Tuesday, September 29, 2009

WASHINGTON (AP) — They cashed out retirement funds to build their business during the 2008 presidential campaign. Now they have 3,000 jack-in-the-boxes with smiling Barack Obama puppets inside — all sitting in a California warehouse, waiting to be sprung open for $29.95 apiece.

For Barack-in-the-Box creator Heather Courtney and her husband, David Manzo, the Obamamania that drove sales so fast they could barely keep up during the inauguration is over now. Sales have slowed to a “sporadic drizzle,” the 36-year-old artist said, in part because the president’s just not as popular.

“The sort of rock-star-making-history thing had its peak,” Courtney said. “It seemed like people said, ‘That’s all done now; let’s get down to business.’”

Back in January, it was nearly impossible to escape the Obama commercial boom. His image and words were on millions of T-shirts, posters and commemorative plates. Even Corporate America got in on the Obama blitz with PepsiCo and Swedish furniture store Ikea joining the chorus.

Then came the bailouts, the stimulus, the summer of health-care hollering — all bringing Obama’s approval rating down to about 50 percent — and simply the passage of time after any president’s honeymoon.

The president’s face still sells, though, according to souvenir shop owners in Washington and online retailers. They haven’t turned their backs on Obama just yet.

At the Political Americana store across the street from the White House, there’s a replica of the Oval Office to take your picture with a cardboard cutout of Obama for $5, and most of the merchandise still bears his name. The red, white and blue Obama “Hope” image that appeared on many campaign posters is still the most popular T-shirt, said Joe Caleb, one of the store’s managers.

“The fact that he’s the first African-American president, that’s not going to change,” he said. “People are buying it based on a token of history.”

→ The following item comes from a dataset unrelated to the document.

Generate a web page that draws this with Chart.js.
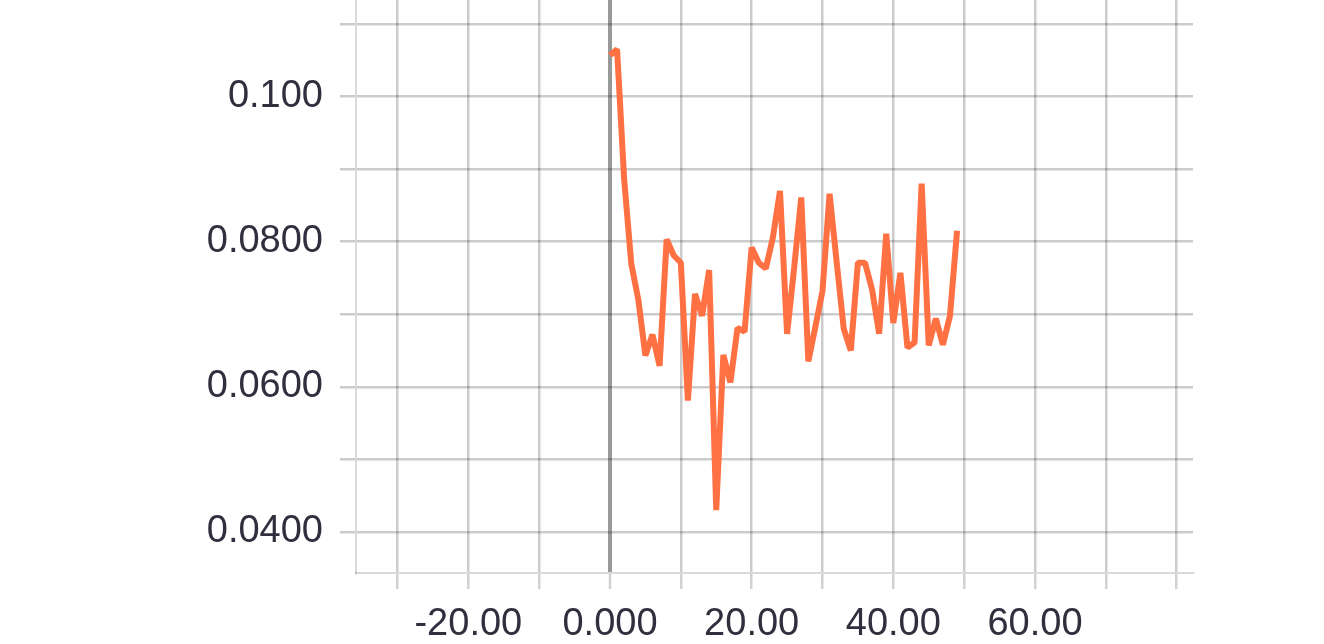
<!DOCTYPE html>
<html>
<head>
<meta charset="utf-8">
<script src="https://cdn.jsdelivr.net/npm/chart.js@4/dist/chart.umd.min.js"></script>
<style>
  html, body { margin: 0; padding: 0; background: #ffffff; }
  #wrap { width: 1324px; height: 644px; position: relative; }
</style>
</head>
<body>
<div id="wrap"><canvas id="c" width="1324" height="644"></canvas></div>
<script>
// ---- data ----
const xValues = [0,1,2,3,4,5,6,7,8,9,10,11,12,13,14,15,16,17,18,19,20,21,22,23,24,25,26,27,28,29,30,31,32,33,34,35,36,37,38,39,40,41,42,43,44,45,46,47,48,49];
const yValues = [0.1057,0.1065,0.0886,0.0770,0.0720,0.0643,0.0672,0.0629,0.0803,0.0781,0.0771,0.0581,0.0728,0.0698,0.0761,0.0430,0.0644,0.0606,0.0681,0.0676,0.0792,0.0771,0.0763,0.0806,0.0870,0.0673,0.0764,0.0861,0.0635,0.0683,0.0732,0.0866,0.0772,0.0680,0.0650,0.0771,0.0771,0.0734,0.0673,0.0811,0.0688,0.0757,0.0654,0.0661,0.0880,0.0657,0.0694,0.0658,0.0698,0.0815];
const xTicks = [-30,-20,-10,0,10,20,30,40,50,60,70,80];
const xTickLabels = {"-20":"-20.00","0":"0.000","20":"20.00","40":"40.00","60":"60.00"};
const yTicks = [0.04,0.05,0.06,0.07,0.08,0.09,0.10,0.11];
const yTickLabels = {"0.04":"0.0400","0.06":"0.0600","0.08":"0.0800","0.1":"0.100"};
const xRange = [-35.86, 82.31];
const yRange = [0.03434, 0.11331];

const points = xValues.map((x, i) => ({x: x, y: yValues[i]}));
const textColor = '#2f2f3e';
const gridColor = 'rgba(0,0,0,0.2)';
const zeroColor = 'rgba(0,0,0,0.4)';
const tickMarkColor = 'rgba(0,0,0,0.18)';
const font = {family: '"Liberation Sans", Arial, sans-serif', size: 38};

new Chart(document.getElementById('c'), {
  type: 'line',
  data: {
    datasets: [{
      data: points,
      borderColor: '#ff7043',
      backgroundColor: '#ff7043',
      borderWidth: 6,
      borderJoinStyle: 'bevel',
      pointRadius: 0,
      pointHoverRadius: 0,
      tension: 0,
      fill: false
    }]
  },
  options: {
    responsive: false,
    animation: false,
    events: [],
    layout: { padding: { left: 0, right: 131, top: 0, bottom: 0 } },
    plugins: { legend: { display: false }, tooltip: { enabled: false } },
    scales: {
      x: {
        type: 'linear',
        min: xRange[0],
        max: xRange[1],
        afterBuildTicks: (s) => { s.ticks = xTicks.map(v => ({value: v})); },
        afterFit: (s) => { s.height = 71; s.paddingLeft = 0; s.paddingRight = 0; },
        ticks: {
          autoSkip: false,
          maxRotation: 0,
          minRotation: 0,
          padding: 13,
          color: textColor,
          font: font,
          callback: (v) => { const k = String(Math.round(v)); return xTickLabels[k] !== undefined ? xTickLabels[k] : ''; }
        },
        grid: {
          color: (ctx) => (ctx.tick && ctx.tick.value === 0) ? zeroColor : gridColor,
          lineWidth: (ctx) => (ctx.tick && ctx.tick.value === 0) ? 4 : 2.5,
          tickColor: tickMarkColor,
          tickWidth: 2.5,
          tickLength: 16,
          drawTicks: true
        },
        border: { display: true, color: 'rgba(0,0,0,0.15)', width: 2 }
      },
      y: {
        type: 'linear',
        min: yRange[0],
        max: yRange[1],
        afterBuildTicks: (s) => { s.ticks = yTicks.map(v => ({value: v})); },
        afterFit: (s) => { s.width = 356; s.paddingTop = 0; s.paddingBottom = 0; },
        ticks: {
          autoSkip: false,
          padding: 17,
          color: textColor,
          font: font,
          callback: (v) => { const k = String(Math.round(v * 100) / 100); return yTickLabels[k] !== undefined ? yTickLabels[k] : ''; }
        },
        grid: {
          color: gridColor,
          lineWidth: 2.5,
          tickColor: gridColor,
          tickWidth: 2.5,
          tickLength: 16,
          drawTicks: true
        },
        border: { display: true, color: 'rgba(0,0,0,0.15)', width: 2 }
      }
    }
  }
});
</script>
</body>
</html>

Sales have slowed considerably from the inauguration, when a line of customers snaked around the corner. But there’s still a steady flow of tourists — many who have just visited the Obama White House.

But the mood can change overnight. On Sept. 12, the store’s other location on Pennsylvania Avenue had to bring a usually popular sidewalk cardboard cutout of Obama inside as thousands of protesters crowded the street.

“They were tearing him up,” Caleb said. The only posters selling that day were ones the protesters could draw on to show their distaste.

Kathy Kelly, a Republican from Starkville, Miss., recently visited the shop and found only a few trinkets to suit her political tastes, including a “Friends Don’t Let Friends Vote Democrat” mug. She said she wouldn’t mind finding an anti-Obama store because the hype is “getting tired.”

Not so, says another souvenir store manager in Washington, where 80 percent of the merchandise is still all Obama. The “Inaugural Superstore” was supposed to be a temporary fixture on 7th Street but stayed open indefinitely because sales remained strong.

Some of the more irreverent shirts sell best, said manager Aisha Williams. There’s the “Obama is my Home Boy” shirts or Obama as “The Soul Brotha,” fashioned after “The Godfather” movie poster.